The demise of these titles, some of which are rich in romance and history, is indeed cause for a moment of wistful melancholy and of course no joy can be found in the troubles of others. The removal of a man or woman’s work is devastating financially and emotionally. But this news, while unsettling to those involved, should have come as no surprise.

Newspapers have been in palliative care for many years now and for the most part are managed by executives possessing all the swashbuckling artistry and elan of your average undertaker. Oh, sure, some papers still have the appearance of life but 568 years after young Guttenberg invented the moveable type printing press . . . It. Is. Over. To paraphrase the New York Times, The King is dead.

It was a helluva good run for well over half a millennium, with print’s staggering finish accelerated in Canada by a number of circular follies, beginning with foreign ownership restrictions that paved the way for consolidation of ownership and the comical CanWest fiasco which in turn led to having most of the nation’s newspapers owned and directed by – you can’t make this stuff up – foreigners. To wit, distressed debt fund operators in New York whose sole interest has and continues to be, as David Olive of the Toronto Star put it a year ago, “picking the carcass clean.”

What piques our instinct for irony, however, is the hand-wringing about the “loss” of journalistic competition. Applying the usual caveats and exceptions, Canada’s media has for years lacked anything resembling a vigorous intellectual cut and thrust let alone a modicum of gravitas. Nor have we stood breathless and often aghast at its take no prisoners battles for our hearts, minds, loyalties and eyeballs. Rather, it has conducted its affairs with an overwhelming obsequiousness to conformity, building consensus over coffee or beers on the essence of the day’s events and, when occasionally aspiring to rugged individualism, meekly succumbing to the intimidations of risk-averse editors who feared to wander from the warm embrace of the oh-so mushy middle.

Apart from the Suns in their impetuous youth and a brief Renaissance under Conrad Black’s proprietorship when editors such as Ken Whyte and Neil Reynolds were released to battle what Lord Black referred to as the “overwhelming avalanche of soft, left, bland, envious pap which has poured like sludge through the centre pages of most of the Southam papers for some time,” the hallmark of Canada’s journalism has been the herd-like uniformity of its mindset.

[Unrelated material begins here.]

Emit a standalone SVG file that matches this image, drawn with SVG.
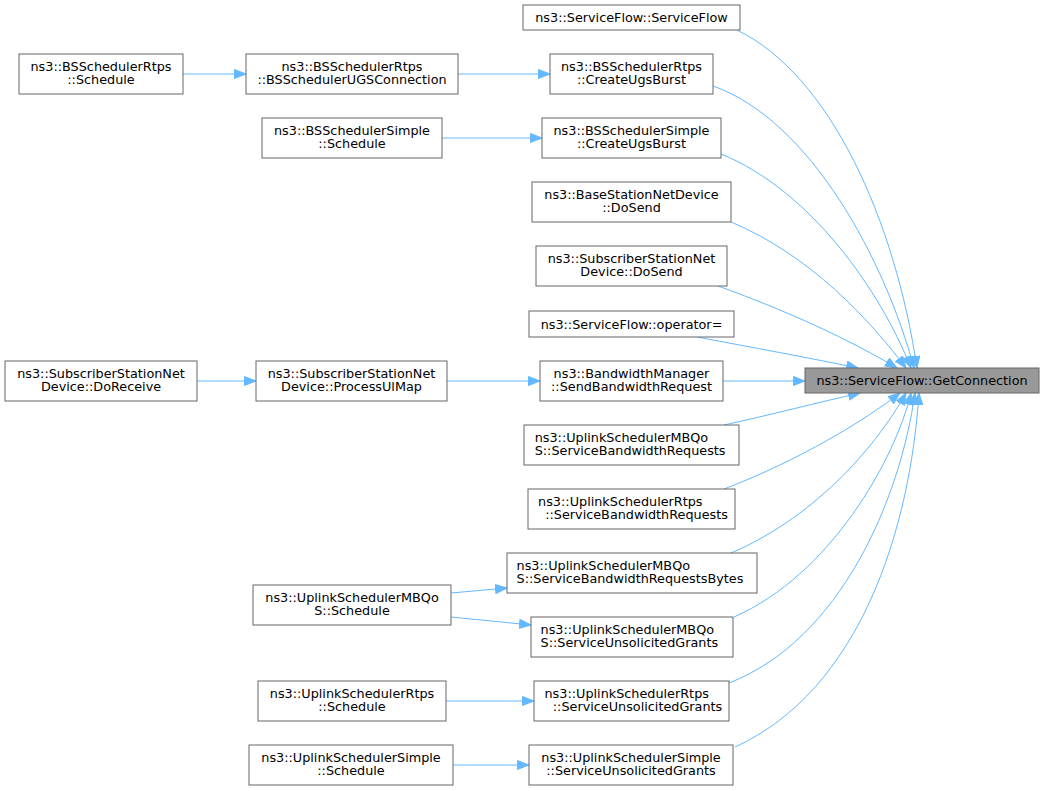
<svg xmlns="http://www.w3.org/2000/svg" width="1045" height="791" viewBox="0 0 1045 791">
<defs>
<style>
.n rect{fill:#ffffff;stroke:#666666;stroke-width:1}
#n0 rect{fill:#999999}
text{font-family:"DejaVu Sans","Liberation Sans",sans-serif;font-size:12.8px;fill:#000000}
.c{text-anchor:middle}
.e path{fill:none;stroke:#63b8ff;stroke-width:1;marker-end:url(#ah)}
</style>
<marker id="ah" markerUnits="userSpaceOnUse" markerWidth="14" markerHeight="11" refX="12" refY="5" orient="auto">
<path d="M0.5,0.5 L12,5 L0.5,9.5 z" fill="#63b8ff" stroke="#63b8ff" stroke-width="1"/>
</marker>
</defs>
<rect width="1045" height="791" fill="#ffffff"/>
<g id="edges" class="e">
<path d="M737,30 C830,75 895,220 917,368"/>
<path d="M713,86 C810,120 885,260 914,368"/>
<path d="M721,154 C810,190 880,290 911,368"/>
<path d="M731,222 C810,255 870,320 906,368"/>
<path d="M718,286 C790,312 850,340 897,368"/>
<path d="M697,337 C750,347 810,358 858,368"/>
<path d="M723,381 L805,381"/>
<path d="M724,425 C770,415 820,402 860,393"/>
<path d="M724,489 C800,460 865,420 900,393"/>
<path d="M731,553 C820,515 880,440 906,393"/>
<path d="M734,617 C830,575 895,460 911,393"/>
<path d="M729,683 C840,640 900,500 915,393"/>
<path d="M735,747 C860,690 910,530 919,393"/>
<path d="M183,74 L246,74"/>
<path d="M458,74 L550,74"/>
<path d="M442,138 L542,138"/>
<path d="M197,381 L256,381"/>
<path d="M447,381 L540,381"/>
<path d="M451,593 L507,588"/>
<path d="M451,617 L531,625"/>
<path d="M446,701 L534,701"/>
<path d="M453,765 L529,765"/>
</g>
<g id="n0" class="n"><rect x="805" y="368" width="234" height="25"/><text class="c" x="922" y="385">ns3::ServiceFlow::GetConnection</text></g>
<g id="n1" class="n"><rect x="523" y="5" width="217" height="25"/><text class="c" x="631.5" y="22">ns3::ServiceFlow::ServiceFlow</text></g>
<g id="n2" class="n"><rect x="550" y="54" width="163" height="40"/><text class="c" x="631.5" y="70.5">ns3::BSSchedulerRtps</text><text class="c" x="631.5" y="84">::CreateUgsBurst</text></g>
<g id="n3" class="n"><rect x="542" y="118" width="179" height="40"/><text class="c" x="631.5" y="134.5">ns3::BSSchedulerSimple</text><text class="c" x="631.5" y="148">::CreateUgsBurst</text></g>
<g id="n4" class="n"><rect x="19" y="54" width="164" height="40"/><text class="c" x="101" y="70.5">ns3::BSSchedulerRtps</text><text class="c" x="101" y="84">::Schedule</text></g>
<g id="n5" class="n"><rect x="246" y="54" width="212" height="40"/><text class="c" x="352" y="70.5">ns3::BSSchedulerRtps</text><text class="c" x="352" y="84">::BSSchedulerUGSConnection</text></g>
<g id="n6" class="n"><rect x="262" y="118" width="180" height="40"/><text class="c" x="352" y="134.5">ns3::BSSchedulerSimple</text><text class="c" x="352" y="148">::Schedule</text></g>
<g id="n7" class="n"><rect x="532" y="182" width="199" height="40"/><text class="c" x="631.5" y="198.5">ns3::BaseStationNetDevice</text><text class="c" x="631.5" y="212">::DoSend</text></g>
<g id="n8" class="n"><rect x="536" y="246" width="191" height="40"/><text class="c" x="631.5" y="262.5">ns3::SubscriberStationNet</text><text class="c" x="631.5" y="276">Device::DoSend</text></g>
<g id="n9" class="n"><rect x="529" y="311" width="205" height="26"/><text class="c" x="631.5" y="328.5">ns3::ServiceFlow::operator=</text></g>
<g id="n10" class="n"><rect x="540" y="361" width="183" height="40"/><text class="c" x="631.5" y="377.5">ns3::BandwidthManager</text><text class="c" x="631.5" y="391">::SendBandwidthRequest</text></g>
<g id="n11" class="n"><rect x="256" y="361" width="191" height="40"/><text class="c" x="351.5" y="377.5">ns3::SubscriberStationNet</text><text class="c" x="351.5" y="391">Device::ProcessUlMap</text></g>
<g id="n12" class="n"><rect x="5" y="361" width="192" height="40"/><text class="c" x="101" y="377.5">ns3::SubscriberStationNet</text><text class="c" x="101" y="391">Device::DoReceive</text></g>
<g id="n13" class="n"><rect x="524" y="425" width="215" height="40"/><text x="534.7" y="441.5">ns3::UplinkSchedulerMBQo</text><text x="534.7" y="455">S::ServiceBandwidthRequests</text></g>
<g id="n14" class="n"><rect x="528" y="489" width="207" height="40"/><text x="538.1" y="505.5">ns3::UplinkSchedulerRtps</text><text x="545.2" y="519">::ServiceBandwidthRequests</text></g>
<g id="n15" class="n"><rect x="507" y="553" width="250" height="40"/><text x="516.6" y="569.5">ns3::UplinkSchedulerMBQo</text><text x="516.6" y="583">S::ServiceBandwidthRequestsBytes</text></g>
<g id="n16" class="n"><rect x="253" y="585" width="198" height="40"/><text class="c" x="352" y="601.5">ns3::UplinkSchedulerMBQo</text><text class="c" x="352" y="615">S::Schedule</text></g>
<g id="n17" class="n"><rect x="531" y="617" width="202" height="40"/><text x="540.6" y="633.5">ns3::UplinkSchedulerMBQo</text><text x="540.6" y="647">S::ServiceUnsolicitedGrants</text></g>
<g id="n18" class="n"><rect x="258" y="681" width="188" height="40"/><text class="c" x="352" y="697.5">ns3::UplinkSchedulerRtps</text><text class="c" x="352" y="711">::Schedule</text></g>
<g id="n19" class="n"><rect x="534" y="681" width="195" height="40"/><text x="544.5" y="697.5">ns3::UplinkSchedulerRtps</text><text x="552.8" y="711">::ServiceUnsolicitedGrants</text></g>
<g id="n20" class="n"><rect x="249" y="745" width="204" height="40"/><text class="c" x="351" y="761.5">ns3::UplinkSchedulerSimple</text><text class="c" x="351" y="775">::Schedule</text></g>
<g id="n21" class="n"><rect x="529" y="745" width="204" height="40"/><text class="c" x="631" y="761.5">ns3::UplinkSchedulerSimple</text><text class="c" x="631" y="775">::ServiceUnsolicitedGrants</text></g>
</svg>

So, while no joy is taken in saying this, there is little prospect of bewilderment when a herd is led to the slaughter.

Nor does the Prime Minister quite have it right when he sighs (sadly) that journalists are vital to democracy.

Yes, they can be useful within it but they are not the essence of its vitality. Journalism is a craft which no matter how noble and at times even glamourous, no more invented democracy than it did Nazism or Facism or Communism, all which many of its practitioners served with distinction at publications similar to Pravda. What is vital to democracy; what distinguishes it from totalitarian regimes is neither journalists nor journalism.

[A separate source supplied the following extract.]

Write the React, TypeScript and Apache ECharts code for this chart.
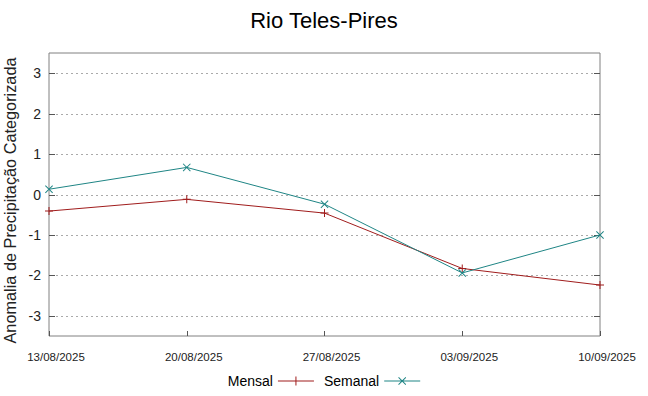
import React, { useEffect, useRef } from "react";
import * as echarts from "echarts";

const categories = ["13/08/2025", "20/08/2025", "27/08/2025", "03/09/2025", "10/09/2025"];
const mensal = [-0.41, -0.12, -0.46, -1.83, -2.24];
const semanal = [0.13, 0.67, -0.24, -1.94, -1.0];
const yTicks = [-3, -2, -1, 0, 1, 2, 3];

const RED = "#a01c1c";
const TEAL = "#1f8585";
const FONT = "'Liberation Sans', Arial, sans-serif";

const plusSym = "path://M3.5,0H4.5V8H3.5Z M0,3.5H8V4.5H0Z";
const crossSym = "path://M0.7,0L8,7.3L7.3,8L0,0.7Z M7.3,0L8,0.7L0.7,8L0,7.3Z";
const plusIcon = "path://M0,4.5H36V5.5H0Z M17.5,0.5H18.5V9.5H17.5Z";
const crossIcon = "path://M0,4.5H36V5.5H0Z M14.7,1L22,8.3L21.3,9L14,1.7Z M21.3,1L22,1.7L14.7,9L14,8.3Z";

const LEFT = 49;
const RIGHT_X = 600;

export default function App() {
  const ref = useRef<HTMLDivElement>(null);
  useEffect(() => {
    if (!ref.current) return;
    const chart = echarts.init(ref.current, undefined, { renderer: "svg" });
    chart.setOption({
      animation: false,
      backgroundColor: "#ffffff",
      textStyle: { fontFamily: FONT },
      title: {
        text: "Rio Teles-Pires",
        left: "center",
        top: 4,
        textStyle: { fontFamily: FONT, fontSize: 22, fontWeight: "normal", color: "#000" },
      },
      grid: {
        left: LEFT,
        right: 648 - RIGHT_X,
        top: 53,
        bottom: 60,
        show: true,
        borderColor: "#808080",
        borderWidth: 1,
        containLabel: false,
        outerBoundsMode: "none",
      },
      legend: {
        bottom: 3,
        left: "center",
        align: "right",
        itemWidth: 36,
        itemHeight: 10,
        itemGap: 10,
        textStyle: { fontFamily: FONT, fontSize: 14, color: "#000" },
        data: [
          { name: "Mensal", icon: plusIcon, itemStyle: { color: RED } },
          { name: "Semanal", icon: crossIcon, itemStyle: { color: TEAL } },
        ],
      },
      xAxis: {
        type: "category",
        data: categories,
        boundaryGap: false,
        axisLine: { show: false, onZero: false },
        axisTick: { show: true, inside: true, length: 5, lineStyle: { color: "#555" } },
        axisLabel: {
          fontFamily: FONT,
          fontSize: 11.5,
          color: "#222",
          margin: 15,
          padding: [0, 0, 0, 14],
          showMinLabel: true,
          showMaxLabel: true,
        },
        splitLine: { show: false },
      },
      yAxis: {
        type: "value",
        min: -3.5,
        max: 3.5,
        interval: 0.5,
        name: "Anomalia de Precipitação Categorizada",
        nameLocation: "middle",
        nameGap: 19,
        nameTextStyle: { fontFamily: FONT, fontSize: 16.3, color: "#222", padding: [0, 12, 0, 0] },
        axisLine: { show: false },
        axisTick: { show: false },
        axisLabel: {
          fontFamily: FONT,
          fontSize: 14,
          color: "#222",
          margin: 8,
          formatter: (v: number) => (yTicks.includes(v) ? String(v) : ""),
        },
        splitLine: { show: false },
      },
      series: [
        {
          name: "Mensal",
          type: "line",
          data: mensal,
          symbol: plusSym,
          symbolSize: 8,
          showSymbol: true,
          lineStyle: { color: RED, width: 1 },
          itemStyle: { color: RED },
          z: 3,
        },
        {
          name: "Semanal",
          type: "line",
          data: semanal,
          symbol: crossSym,
          symbolSize: 8,
          showSymbol: true,
          lineStyle: { color: TEAL, width: 1 },
          itemStyle: { color: TEAL },
          z: 4,
        },
      ],
    });
    const gs: any[] = [];
    yTicks.forEach((v) => {
      const p = Math.round(chart.convertToPixel({ yAxisIndex: 0 }, v) as number) + 0.5;
      gs.push({ type: "line", z: 1, shape: { x1: LEFT + 7, y1: p, x2: RIGHT_X - 7, y2: p }, style: { stroke: "#aaa", lineWidth: 1, lineDash: [2, 3] } });
      gs.push({ type: "line", z: 1, shape: { x1: LEFT, y1: p, x2: LEFT + 6, y2: p }, style: { stroke: "#555", lineWidth: 1 } });
      gs.push({ type: "line", z: 1, shape: { x1: RIGHT_X - 6, y1: p, x2: RIGHT_X, y2: p }, style: { stroke: "#555", lineWidth: 1 } });
    });
    chart.setOption({ graphic: gs });
    return () => chart.dispose();
  }, []);
  return <div ref={ref} style={{ width: 648, height: 396, position: "absolute", left: 0, top: 0 }} />;
}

Democracy thrives based on its ability to maintain a profound belief in the unfettered dissemination of ideas through freedom of speech and its articulation in a free press. In this, journalism and the many who plied its trade did indeed play a key role in the capturing, recording and dissemination of information, ideas and opinions. At times they have even participated in the development of the same but for the most part, they have been democracy’s hewers of wood and drawers of water, fetching and carrying – occasionally with great courage and innovation.

Good and faithful servants many have been but their duty was always to accumulate and circulate through finite technologies that are now redundant. All have been replaced by a much more powerful, far more democratic congregator and disseminator bereft of timorous gate keepers and their agitated manipulations.

Soon there will be no more presses and therefore no more need for anything other than their freedom as a metaphor. Democracy will instead thrive or founder on its willingness to maintain a free and open Internet.

Yes, the King is dead. Long Live the King.